Yes, I do think that is overstating the case. Worldwide, steel production is about 1.3 billion tonnes a year now. Mittal is only about 10 per cent of that, this new business which I think should be called 'Tatorus' is going to be about 20 per cent of that. So the overall sectors will be very fragmented and so there might be a little bit more price control from these large producers.

But it's not going to be majorly significant. They are not really going to control world prices too seriously, world prices are really controlled by consumer stock levels and upto a large extent what is happening in China, now, China has been the largest producer in consumer steel worldwide and the Chinese market is very fragmented, the largest steel company in China, is actually smaller than the new Tata Steel business. So the price volatility in the steel prices will remain.

But the outlook is quite positive because there is a reasonable balance between the supply and demand for steel and overall there is a continuing growth in the requirement for steel, particularly in the developing world. So it is an ongoing volatility, but overall, the prices will be reasonably good.  

We have been looking at the financials of Corus, it is a high cost producer, the margins we believe are as low as 10%, if you have to rate this because it will now be rated globally, where would a Tata-Corus compare with an Arcelor-Mittal, a Posco and Nippon?

Only some parts of Corus are high cost, actually their Dutch plant is probably the lowest cost producer in Europe and it is actually potentially one of the lowest-cost-high quality plants in the world.

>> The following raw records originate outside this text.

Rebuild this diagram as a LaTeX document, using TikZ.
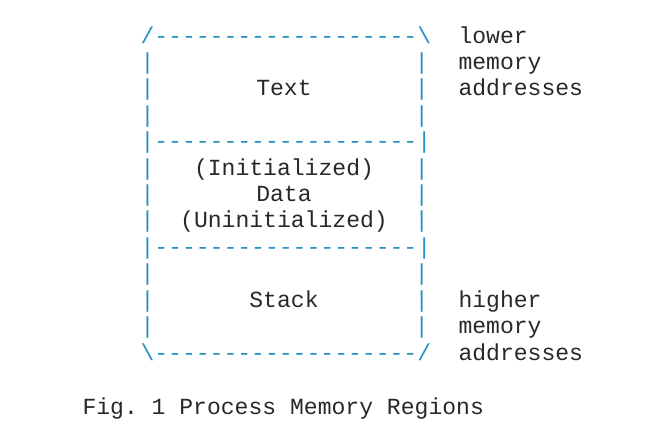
\documentclass[tikz,border=0pt]{standalone}
\usepackage{fontspec}
\setmonofont{Liberation Mono}
\definecolor{artblue}{RGB}{40,145,195}
\definecolor{txtgray}{RGB}{40,40,40}
\tikzset{every picture/.style={line width=0.75pt}}
\tikzset{
  mono/.style={inner sep=0pt,text height=12pt,text depth=4pt,font=\ttfamily\fontsize{17.3}{20}\selectfont},
  art/.style={mono,color=artblue,anchor=west},
  lbl/.style={mono,color=txtgray}
}

\begin{document}
\begin{tikzpicture}[x=0.75pt,y=0.75pt,yscale=-1,xscale=1]
\useasboundingbox (0,0) rectangle (646,441);

% outline rows
\node [art] (top) at (140,38) {/-------------------\textbackslash};
\node [art] (sep1) at (140,143) {|-------------------|};
\node [art] (sep2) at (140,249) {|-------------------|};
\node [art] (bot) at (140,355) {\textbackslash-------------------/};
\foreach \yy [count=\i] in {64,90,117,170,196,222,275,302,328} {
  \node [art] (l\i) at (140,\yy) {|};
  \node [art] (r\i) at (414.3,\yy) {|};
}

% region names
\node [lbl] (text) at (284,90) {Text};
\node [lbl] (init) at (284,170) {(Initialized)};
\node [lbl] (data) at (284,196) {Data};
\node [lbl] (uninit) at (284,222) {(Uninitialized)};
\node [lbl] (stack) at (284,302) {Stack};

% address notes
\node [lbl,anchor=west] (lo1) at (458,38) {lower};
\node [lbl,anchor=west] (lo2) at (458,64) {memory};
\node [lbl,anchor=west] (lo3) at (458,90) {addresses};
\node [lbl,anchor=west] (hi1) at (458,302) {higher};
\node [lbl,anchor=west] (hi2) at (458,328) {memory};
\node [lbl,anchor=west] (hi3) at (458,355) {addresses};

% caption
\node [lbl,anchor=west] (cap) at (82,409) {Fig. 1 Process Memory Regions};

\end{tikzpicture}
\end{document}
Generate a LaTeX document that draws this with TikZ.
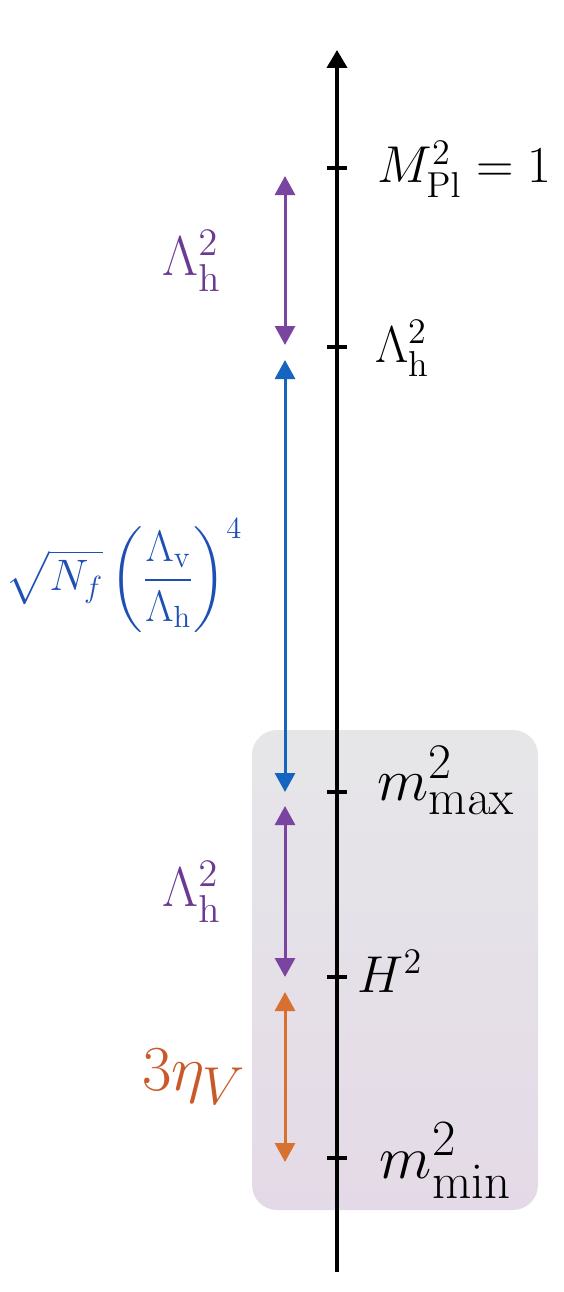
\documentclass[tikz,border=0pt]{standalone}
\usepackage{amsmath}
\usetikzlibrary{positioning,arrows.meta,backgrounds}
\definecolor{hpur}{HTML}{7A45A0}
\definecolor{hpurtxt}{HTML}{6B3A92}
\definecolor{vblue}{HTML}{1565C0}
\definecolor{vbluetxt}{HTML}{1E50B4}
\definecolor{eorg}{HTML}{D8702F}
\definecolor{eorgtxt}{HTML}{C85A2A}
\definecolor{bandtop}{HTML}{E6E6E8}
\definecolor{bandbot}{HTML}{E4DAE7}

\begin{document}
\begin{tikzpicture}[x=0.4pt, y=-0.4pt,
  axis/.style={line width=1.6pt, -{Triangle[length=7.2pt, width=8pt]}},
  tick/.style={line width=1.6pt},
  gap/.style={{Triangle[length=7.6pt, width=8pt]}-{Triangle[length=7.6pt, width=8pt]}, line width=1.2pt},
  lvl/.style={anchor=base west, inner sep=0pt},
  glab/.style={inner sep=0pt, transform shape},
  band/.style={rounded corners=10pt, top color=bandtop, bottom color=bandbot}
]
\useasboundingbox (0,0) rectangle (564,1292);
% shaded region of the low scales
\path[band] (252,730) rectangle (538,1210);
% mass axis
\coordinate (bot) at (337,1272);
\coordinate (top) at (337,50);
\draw[axis] (bot) -- (top);
\foreach \n/\y in {pl/168, lh/347, mx/792, hh/977, mn/1158} {
  \coordinate (\n) at (337,\y);
  \draw[tick] ([xshift=-4pt]\n) -- ([xshift=4pt]\n);
}
% level labels
\node[lvl, font=\huge] (lpl) at ([xshift=16pt, yshift=-6pt]pl) {$M_{\mathrm{Pl}}^2=1$};
\node[lvl, font=\huge] (llh) at ([xshift=15pt, yshift=-6pt]lh) {$\Lambda_{\mathrm{h}}^2$};
\node[lvl, font=\Huge, scale=0.96, transform shape] (lmx) at ([xshift=16pt, yshift=-3.2pt]mx) {$m_{\max}^2$};
\node[lvl, font=\huge] (lhh) at ([xshift=8pt, yshift=-6pt]hh) {$H^2$};
\node[lvl, font=\Huge, scale=0.98, transform shape] (lmn) at ([xshift=17pt, yshift=-8pt]mn) {$m_{\min}^2$};
% gaps between the scales
\coordinate (p1) at (285,176);  \coordinate (p2) at (285,345);
\coordinate (b1) at (285,360);  \coordinate (b2) at (285,792);
\coordinate (q1) at (285,806);  \coordinate (q2) at (285,977);
\coordinate (o1) at (285,992);  \coordinate (o2) at (285,1162);
\draw[gap, hpur] (p1) -- node[glab, midway, left=25pt, text=hpurtxt, font=\huge, scale=1.08] (gp) {$\Lambda_{\mathrm{h}}^2$} (p2);
\draw[gap, vblue] (b1) -- node[glab, midway, left=16.5pt, text=vbluetxt, font=\huge, scale=0.85] (gb) {$\displaystyle\sqrt{N_f}\left(\frac{\Lambda_{\mathrm{v}}}{\Lambda_{\mathrm{h}}}\right)^4$} (b2);
\draw[gap, hpur] (q1) -- node[glab, midway, left=25pt, text=hpurtxt, font=\huge, scale=1.08] (gq) {$\Lambda_{\mathrm{h}}^2$} (q2);
\draw[gap, eorg] (o1) -- node[glab, midway, left=15pt, text=eorgtxt, font=\Huge, scale=1.03] (go) {$3\eta_V$} (o2);
\end{tikzpicture}
\end{document}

So Tata is getting a little pearl of an operation there.

The higher cost operations in Corus are actually in the UK, particularly South Wales, which perhaps cant make as much steel as we would like, to be cost efficient. We were speaking to Dr Mukherjee from Tata a few months ago and he certainly has some ideas about how he could increase the efficiency in South Wales. The other main UK plant is a Scunthorpe, which actually is relatively efficient and has a great deal of flexibility. So it is not true that the all of Corus is high cost.      

A large part of whether this will work out well or not probably hinges on how the steel market will play out for the next 4-8 quarters. What is your sense of how Chinese exports are panning out and what kind of a range would you peg steel at next 4-8 quarters as far as you can see?

I think that the first thing is that China is going to continue to grow over this year but it is not going to consolidate, it is still going to be a fragmented industry within China. So therefore it is going to make it quite hard to control. But China is not a low cost producer, it has to import virtually all of this iron ore and has to import a certain element of it coal though it does actually produce coke, but the point it that it is not a low cost producer. So even if it is producing more than it requires, it is not necessarily going to flood the market with low cost steel.

On top of that even if I say that it is a difficult market to control, difficult industry to control in China because that is so fragmented. The Government in China is pretty concerned that it is not causing international disruption with a flood of steel exports and consequently it has been reducing tax rebates and such like that had previously gone towards exports particularly for long products.

So I think that we will see some more restrain from China this year, I think that steel prices will be pretty positive throughout 2007, in 2008, they might peak a little bit more but they probably dip down a little bit more towards the end of 2008. General outlook is positive though particularly with the Beijing Olympics taking place in 2008, so there is going to be a lot more use of steel in a hurry in places like China.